Memnoch322, "You should at least get an automatic ip address" is not always true. When the wireless adaptor sees a signal and tries for a dynamic IP, failure to do so results in APIPA; however, if there is no wireless signal, or the adaptor is not trying to connect, the IP will be all zeros. There is a similar situation with ethernet--no cable gives IP of all zeros; cable plugged in but no dynamic IP server responding and the NIC will get an APIPA.

Liked your suggestion of a central location--probably the ideal solution for any wireless network.


----------



## Mark56 (Jan 4, 2006)

Alrite well thanks to all your guys help I uninstalled Zone Alarm, and uninstalled the the linksys program that was controlling my internet connection and installed it using the Windows Network Wizard tool with the Linksys CD.

So now i have a fairly stable connection to the internet it shuts down every once in a while but thats just because my router is in a bad location and thats an issue I will have to work out later.

Although I do have one last question. I was getting my internet at 24 Mbps and then 18Mbps and then when I reinstalled ZoneAlarm I am now getting it at 12Mbps-9Mbps. I don't know if Zone Alarm is the actual cause I just noticed it then. Is that an ok rate for internet connection. I have highspeed comcast so I'm not sure although sometimes it shoots up to 54Mbps lol....thanks again.


----------



## TerryNet (Mar 23, 2005)

I doubt that Zone Alarm is the culprit here, 'cause firewalls either block or do not block--they are not sometimes OK and sometimes slow and sometimes no access.

When your wireless bandwidth changes from 24mbps to 12 or lower and back up I think that is an indication of interference. For example, if there is other traffic on the same (or close) channel--another computer on your network or another person's nearby network--the total bandwidth is being shared, so your computer's portion would shrink. And in post #8 I mentioned some other sources of interference. How close to the furnace blower is your router?


----------



## Mark56 (Jan 4, 2006)

The furnace is about 20 feet away from the router seperated by walls and such in the basement. I think the furnace blower, if that is the tube that goes through ones house to...blow the warm air and such, it is near my computer. Later this week when I'm not so busy I'm going to move my computer/router station to the other end in my basement hopefully for better reception.

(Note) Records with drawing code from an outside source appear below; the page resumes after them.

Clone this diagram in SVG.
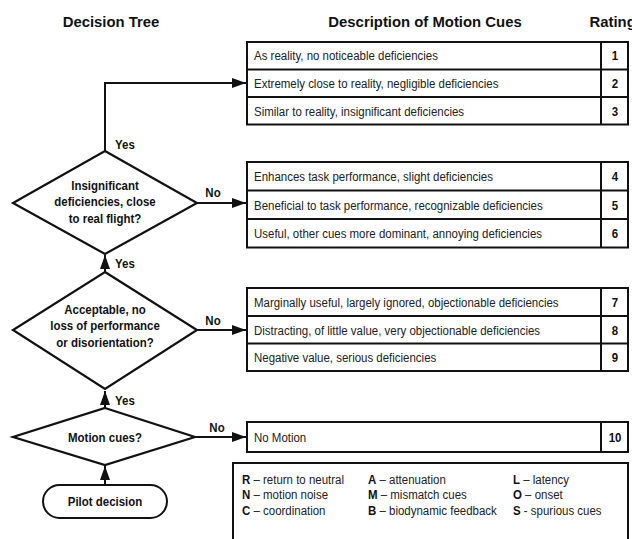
<svg xmlns="http://www.w3.org/2000/svg" width="632" height="539" viewBox="0 0 632 539">
<style>
.t{font-family:"Liberation Sans",Arial,sans-serif;font-size:13.5px;fill:#222}
.b{font-weight:bold;fill:#111}
.h{font-family:"Liberation Sans",Arial,sans-serif;font-size:15.5px;font-weight:bold;fill:#111}
.m{text-anchor:middle}
.box{fill:#fff;stroke:#111;stroke-width:2}
.ln{fill:none;stroke:#111;stroke-width:2}
.sh{fill:#fff;stroke:#111;stroke-width:2.2;stroke-linejoin:miter}
</style>
<defs>
<marker id="ar" markerUnits="userSpaceOnUse" markerWidth="15" markerHeight="10" refX="14" refY="5" orient="auto">
<path d="M0,0 L14,5 L0,10 z" fill="#111"/>
</marker>
</defs>
<rect width="632" height="539" fill="#fff"/>

<g id="headers">
<text class="h m" transform="translate(111,27) scale(0.96,1)">Decision Tree</text>
<text class="h m" transform="translate(425,27) scale(0.96,1)">Description of Motion Cues</text>
<text class="h" transform="translate(589.5,27) scale(0.96,1)">Rating</text>
</g>

<g id="connectors">
<polyline class="ln" points="105,151 105,83 246,83" marker-end="url(#ar)"/>
<line class="ln" x1="197" y1="203" x2="246" y2="203" marker-end="url(#ar)"/>
<line class="ln" x1="105" y1="272" x2="105" y2="255" marker-end="url(#ar)"/>
<line class="ln" x1="197" y1="330" x2="246" y2="330" marker-end="url(#ar)"/>
<line class="ln" x1="105" y1="408" x2="105" y2="391" marker-end="url(#ar)"/>
<line class="ln" x1="195" y1="437" x2="246" y2="437" marker-end="url(#ar)"/>
<line class="ln" x1="105" y1="485" x2="105" y2="466" marker-end="url(#ar)"/>
<text class="t b" transform="translate(115,148.5) scale(0.85,1)">Yes</text>
<text class="t b" transform="translate(115,267.5) scale(0.85,1)">Yes</text>
<text class="t b" transform="translate(115,404.5) scale(0.85,1)">Yes</text>
<text class="t b m" transform="translate(213,196.5) scale(0.85,1)">No</text>
<text class="t b m" transform="translate(213,324.5) scale(0.85,1)">No</text>
<text class="t b m" transform="translate(217,431.5) scale(0.85,1)">No</text>
</g>

<g id="table1">
<rect class="box" x="247" y="42" width="381" height="82.5"/>
<line class="ln" x1="247" y1="69.5" x2="628" y2="69.5"/>
<line class="ln" x1="247" y1="97" x2="628" y2="97"/>
<line class="ln" x1="601" y1="42" x2="601" y2="124.5"/>
<text class="t" transform="translate(254,60) scale(0.85,1)">As reality, no noticeable deficiencies</text>
<text class="t" transform="translate(254,88) scale(0.85,1)">Extremely close to reality, negligible deficiencies</text>
<text class="t" transform="translate(254,115.5) scale(0.85,1)">Similar to reality, insignificant deficiencies</text>
<text class="t b m" transform="translate(615,60) scale(0.85,1)">1</text>
<text class="t b m" transform="translate(615,88) scale(0.85,1)">2</text>
<text class="t b m" transform="translate(615,115.5) scale(0.85,1)">3</text>
</g>

<g id="table2">
<rect class="box" x="247" y="162" width="381" height="85.5"/>
<line class="ln" x1="247" y1="190.5" x2="628" y2="190.5"/>
<line class="ln" x1="247" y1="219" x2="628" y2="219"/>
<line class="ln" x1="601" y1="162" x2="601" y2="247.5"/>
<text class="t" transform="translate(254,181) scale(0.85,1)">Enhances task performance, slight deficiencies</text>
<text class="t" transform="translate(254,209.5) scale(0.85,1)">Beneficial to task performance, recognizable deficiencies</text>
<text class="t" transform="translate(254,238) scale(0.85,1)">Useful, other cues more dominant, annoying deficiencies</text>
<text class="t b m" transform="translate(615,181) scale(0.85,1)">4</text>
<text class="t b m" transform="translate(615,209.5) scale(0.85,1)">5</text>
<text class="t b m" transform="translate(615,238) scale(0.85,1)">6</text>
</g>

<g id="table3">
<rect class="box" x="247" y="288" width="381" height="83"/>
<line class="ln" x1="247" y1="316" x2="628" y2="316"/>
<line class="ln" x1="247" y1="343.5" x2="628" y2="343.5"/>
<line class="ln" x1="601" y1="288" x2="601" y2="371"/>
<text class="t" transform="translate(254,306.5) scale(0.85,1)">Marginally useful, largely ignored, objectionable deficiencies</text>
<text class="t" transform="translate(254,334.5) scale(0.85,1)">Distracting, of little value, very objectionable deficiencies</text>
<text class="t" transform="translate(254,362) scale(0.85,1)">Negative value, serious deficiencies</text>
<text class="t b m" transform="translate(615,306.5) scale(0.85,1)">7</text>
<text class="t b m" transform="translate(615,334.5) scale(0.85,1)">8</text>
<text class="t b m" transform="translate(615,362) scale(0.85,1)">9</text>
</g>

<g id="nomotion">
<rect class="box" x="247" y="422" width="381" height="30"/>
<line class="ln" x1="601" y1="422" x2="601" y2="452"/>
<text class="t" transform="translate(254,441.5) scale(0.85,1)">No Motion</text>
<text class="t b m" transform="translate(615,441.5) scale(0.85,1)">10</text>
</g>

<g id="legend">
<rect class="box" x="233" y="463" width="395" height="95"/>
<text class="t" transform="translate(242,483.5) scale(0.85,1)"><tspan font-weight="bold" fill="#111">R</tspan> – return to neutral</text>
<text class="t" transform="translate(242,499) scale(0.85,1)"><tspan font-weight="bold" fill="#111">N</tspan> – motion noise</text>
<text class="t" transform="translate(242,514.5) scale(0.85,1)"><tspan font-weight="bold" fill="#111">C</tspan> – coordination</text>
<text class="t" transform="translate(368,483.5) scale(0.85,1)"><tspan font-weight="bold" fill="#111">A</tspan> – attenuation</text>
<text class="t" transform="translate(368,499) scale(0.85,1)"><tspan font-weight="bold" fill="#111">M</tspan> – mismatch cues</text>
<text class="t" transform="translate(368,514.5) scale(0.85,1)"><tspan font-weight="bold" fill="#111">B</tspan> – biodynamic feedback</text>
<text class="t" transform="translate(513,483.5) scale(0.85,1)"><tspan font-weight="bold" fill="#111">L</tspan> – latency</text>
<text class="t" transform="translate(513,499) scale(0.85,1)"><tspan font-weight="bold" fill="#111">O</tspan> – onset</text>
<text class="t" transform="translate(513,514.5) scale(0.85,1)"><tspan font-weight="bold" fill="#111">S</tspan> - spurious cues</text>
</g>

<g id="decision1">
<polygon class="sh" points="105,151 197,203 105,254 13,203"/>
<text class="t b m" transform="translate(105,189.5) scale(0.85,1)">Insignificant</text>
<text class="t b m" transform="translate(105,206) scale(0.85,1)">deficiencies, close</text>
<text class="t b m" transform="translate(105,222.5) scale(0.85,1)">to real flight?</text>
</g>

<g id="decision2">
<polygon class="sh" points="105,272 197,330 105,389 13,330"/>
<text class="t b m" transform="translate(105,313.5) scale(0.85,1)">Acceptable, no</text>
<text class="t b m" transform="translate(105,330) scale(0.85,1)">loss of performance</text>
<text class="t b m" transform="translate(105,346.5) scale(0.85,1)">or disorientation?</text>
</g>

<g id="decision3">
<polygon class="sh" points="105,408 195,437 105,465 13,437"/>
<text class="t b m" transform="translate(105,441.5) scale(0.85,1)">Motion cues?</text>
</g>

<g id="pilot">
<rect class="box" x="43" y="485" width="124" height="33" rx="16.5"/>
<text class="t b m" transform="translate(105,506) scale(0.85,1)">Pilot decision</text>
</g>
</svg>
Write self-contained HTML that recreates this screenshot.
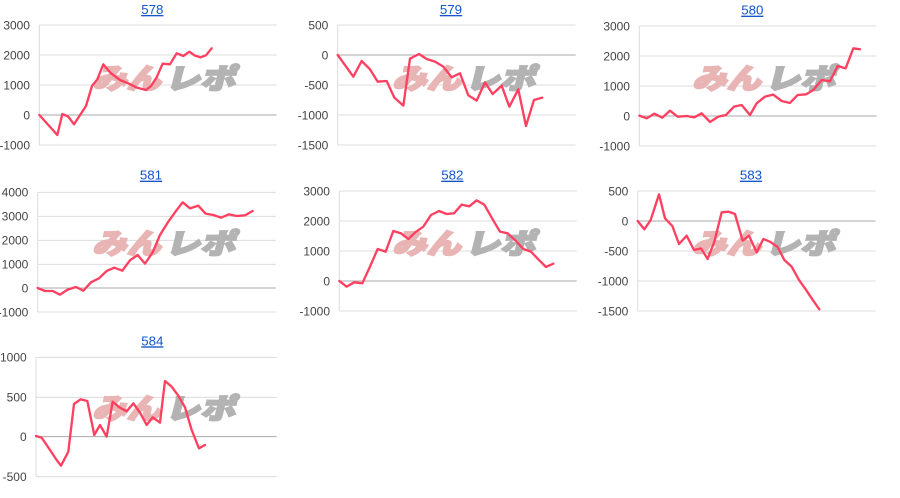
<!DOCTYPE html>
<html><head><meta charset="utf-8"><style>
html,body{margin:0;padding:0;background:#fff;width:900px;height:498px;overflow:hidden}
svg text{font-family:"Liberation Sans","Noto Sans CJK JP",sans-serif}
.g{stroke:#dcdcdc;stroke-width:3}
.z{stroke:#a8a8a8;stroke-width:3}
.l{fill:#444;font-size:36px;text-anchor:end}
.t{fill:#1155cc;font-size:40px;text-anchor:middle;text-decoration:underline}
.s{fill:none;stroke:#ff4060;stroke-width:7;stroke-linejoin:round;stroke-linecap:round}
.w1{fill:#e8b4b4;stroke:#e8b4b4;stroke-width:6;font-size:84px;font-weight:900;font-family:"Noto Sans CJK JP",sans-serif}
.w2{fill:#b3b3b3;stroke:#b3b3b3;stroke-width:6;font-size:84px;font-weight:900;font-family:"Noto Sans CJK JP",sans-serif}
</style></head><body>
<svg width="900" height="498" viewBox="0 0 900 498" xmlns="http://www.w3.org/2000/svg">
<defs>
<g id="wm"><g transform="translate(60,0) skewX(-14)"><text class="w1" x="284" y="266" textLength="205" lengthAdjust="spacingAndGlyphs">みん</text><text class="w2" x="502" y="266" textLength="210" lengthAdjust="spacingAndGlyphs">レポ</text></g></g>
</defs>

<!-- 578 -->
<g transform="translate(0,0) scale(0.3333)">
<text class="t" x="457" y="42">578</text>
<line class="g" x1="118" y1="75" x2="830" y2="75"/><line class="g" x1="118" y1="165" x2="830" y2="165"/><line class="g" x1="118" y1="255" x2="830" y2="255"/><line class="g" x1="118" y1="435" x2="830" y2="435"/>
<line class="g" x1="118" y1="75" x2="118" y2="435"/><line class="z" x1="118" y1="345" x2="830" y2="345"/>
<text class="l" x="90" y="88">3000</text><text class="l" x="90" y="178">2000</text><text class="l" x="90" y="268">1000</text><text class="l" x="90" y="358">0</text><text class="l" x="90" y="448">-1000</text>
<use href="#wm"/>
<polyline class="s" points="118,345 172,405 187,342 205,350 222,373 258,318 276,258 292,238 310,193 333,220 360,240 385,250 408,262 438,270 453,258 470,232 488,191 510,193 530,160 550,168 568,155 585,167 602,172 618,166 635,145"/>
</g>

<!-- 579 -->
<g transform="translate(300,0) scale(0.3333)">
<text class="t" x="453" y="42">579</text>
<line class="g" x1="113" y1="75" x2="827" y2="75"/><line class="g" x1="113" y1="255" x2="827" y2="255"/><line class="g" x1="113" y1="345" x2="827" y2="345"/><line class="g" x1="113" y1="435" x2="827" y2="435"/>
<line class="g" x1="113" y1="75" x2="113" y2="435"/><line class="z" x1="113" y1="165" x2="827" y2="165"/>
<text class="l" x="85" y="88">500</text><text class="l" x="85" y="178">0</text><text class="l" x="85" y="268">-500</text><text class="l" x="85" y="358">-1000</text><text class="l" x="85" y="448">-1500</text>
<use href="#wm"/>
<polyline class="s" points="113,165 160,230 185,183 210,208 233,245 260,243 283,293 310,317 330,176 357,162 380,177 405,185 430,200 455,232 480,220 505,286 530,302 555,247 578,282 605,257 628,320 655,268 678,378 702,300 727,293"/>
</g>

<!-- 580 -->
<g transform="translate(600,0) scale(0.3333)">
<text class="t" x="457" y="44">580</text>
<line class="g" x1="118" y1="78" x2="830" y2="78"/><line class="g" x1="118" y1="168" x2="830" y2="168"/><line class="g" x1="118" y1="258" x2="830" y2="258"/><line class="g" x1="118" y1="438" x2="830" y2="438"/>
<line class="g" x1="118" y1="78" x2="118" y2="438"/><line class="z" x1="118" y1="348" x2="830" y2="348"/>
<text class="l" x="90" y="91">3000</text><text class="l" x="90" y="181">2000</text><text class="l" x="90" y="271">1000</text><text class="l" x="90" y="361">0</text><text class="l" x="90" y="451">-1000</text>
<use href="#wm"/>
<polyline class="s" points="118,347 140,355 163,341 187,353 210,332 233,350 260,348 283,352 305,340 330,366 355,350 378,345 402,320 425,315 450,345 470,310 495,290 520,284 545,303 570,309 593,285 618,283 640,270 665,240 690,244 713,198 737,205 760,145 780,148"/>
</g>

<!-- 581 -->
<g transform="translate(0,165) scale(0.3333)">
<text class="t" x="453" y="44">581</text>
<line class="g" x1="113" y1="82" x2="827" y2="82"/><line class="g" x1="113" y1="154" x2="827" y2="154"/><line class="g" x1="113" y1="226" x2="827" y2="226"/><line class="g" x1="113" y1="298" x2="827" y2="298"/><line class="g" x1="113" y1="441" x2="827" y2="441"/>
<line class="g" x1="113" y1="82" x2="113" y2="441"/><line class="z" x1="113" y1="369" x2="827" y2="369"/>
<text class="l" x="85" y="95">4000</text><text class="l" x="85" y="167">3000</text><text class="l" x="85" y="239">2000</text><text class="l" x="85" y="311">1000</text><text class="l" x="85" y="382">0</text><text class="l" x="85" y="454">-1000</text>
<use href="#wm"/>
<polyline class="s" points="113,369 135,378 158,378 180,389 203,374 228,366 250,377 273,352 297,340 320,318 343,308 367,317 390,286 413,270 435,296 458,262 480,210 505,170 528,138 548,112 570,130 595,122 617,146 640,150 663,158 687,148 710,153 735,151 758,138"/>
</g>

<!-- 582 -->
<g transform="translate(300,165) scale(0.3333)">
<text class="t" x="457" y="44">582</text>
<line class="g" x1="118" y1="78" x2="830" y2="78"/><line class="g" x1="118" y1="168" x2="830" y2="168"/><line class="g" x1="118" y1="258" x2="830" y2="258"/><line class="g" x1="118" y1="438" x2="830" y2="438"/>
<line class="g" x1="118" y1="78" x2="118" y2="438"/><line class="z" x1="118" y1="348" x2="830" y2="348"/>
<text class="l" x="90" y="91">3000</text><text class="l" x="90" y="181">2000</text><text class="l" x="90" y="271">1000</text><text class="l" x="90" y="361">0</text><text class="l" x="90" y="451">-1000</text>
<use href="#wm"/>
<polyline class="s" points="118,348 140,365 163,352 187,355 210,305 233,252 257,260 280,198 303,205 325,222 348,200 370,185 393,150 417,138 440,147 462,145 485,119 508,124 530,106 553,119 578,163 600,200 623,205 645,225 670,252 693,260 715,283 738,306 760,296"/>
</g>

<!-- 583 -->
<g transform="translate(600,165) scale(0.3333)">
<text class="t" x="453" y="44">583</text>
<line class="g" x1="113" y1="78" x2="827" y2="78"/><line class="g" x1="113" y1="258" x2="827" y2="258"/><line class="g" x1="113" y1="348" x2="827" y2="348"/><line class="g" x1="113" y1="438" x2="827" y2="438"/>
<line class="g" x1="113" y1="78" x2="113" y2="438"/><line class="z" x1="113" y1="168" x2="827" y2="168"/>
<text class="l" x="85" y="91">500</text><text class="l" x="85" y="181">0</text><text class="l" x="85" y="271">-500</text><text class="l" x="85" y="361">-1000</text><text class="l" x="85" y="451">-1500</text>
<use href="#wm"/>
<polyline class="s" points="113,168 133,193 152,165 177,88 195,160 217,183 237,237 260,212 282,255 303,250 323,282 343,230 365,142 385,140 405,147 428,227 447,212 470,262 490,222 510,230 533,246 553,285 575,305 597,345 617,373 637,403 658,433"/>
</g>

<!-- 584 -->
<g transform="translate(0,330) scale(0.3333)">
<text class="t" x="457" y="46">584</text>
<line class="g" x1="108" y1="82" x2="830" y2="82"/><line class="g" x1="108" y1="202" x2="830" y2="202"/><line class="g" x1="108" y1="440" x2="830" y2="440"/>
<line class="g" x1="108" y1="82" x2="108" y2="440"/><line class="z" x1="108" y1="320" x2="830" y2="320"/>
<text class="l" x="80" y="95">1000</text><text class="l" x="80" y="215">500</text><text class="l" x="80" y="333">0</text><text class="l" x="80" y="453">-500</text>
<use href="#wm"/>
<polyline class="s" points="108,318 125,323 150,360 170,390 183,407 205,365 222,222 242,208 262,213 283,315 300,285 320,320 338,215 358,232 380,244 400,220 420,248 440,285 458,262 480,278 495,153 515,170 535,197 555,232 575,300 597,355 615,345"/>
</g>
</svg>
</body></html>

I would put the router on the first floor but I'm not sure how that would work because I would need another peice to go on the back of my computer in my basement? So it could also get internet connection... Because my basement computer is the one with the cable modom and everything all attatched and stuff or maybe I'm missing something.

By the way, I only have 256mb of RAM in the computer I that I got and I'm planning on upgrading it. I noticed that when they sell 512 chips sometimes they come in 2x256. So if I were to just buy 1 more 256 chip would that also be the same as 1 512 chip? Or is there an immediate difference. Thanks.


----------



## TerryNet (Mar 23, 2005)

1 x 512 or 2 x 256 memory makes no difference EXCEPT that ya gotta have a chip or chips that fit in your motherboard and work in your computer. If you need any help, probably best to post in the hardware section.


----------



## Memnoch322 (May 11, 2005)

TerryNet said:


> Memnoch322, "You should at least get an automatic ip address" is not always true. When the wireless adaptor sees a signal and tries for a dynamic IP, failure to do so results in APIPA; however, if there is no wireless signal, or the adaptor is not trying to connect, the IP will be all zeros. There is a similar situation with ethernet--no cable gives IP of all zeros; cable plugged in but no dynamic IP server responding and the NIC will get an APIPA.
> 
> Liked your suggestion of a central location--probably the ideal solution for any wireless network.


No cable or connection would give a media state disconnected. After no respose to DORA then you would get a APIPA.


----------



## TerryNet (Mar 23, 2005)

You're right, Memnoch322. I stand corrected. Thank you.

I had an all zeros on my wireless a couple of weeks ago, but now I remember that something was all messed up. I think I've seen all zeros before, but cannot remember the circumstances.


----------



## Memnoch322 (May 11, 2005)

Zone Alarm can cause a socket error, some times it will cause the IP address to show all 0.0.0.0, or if the TCP/IP stack is corrupted


----------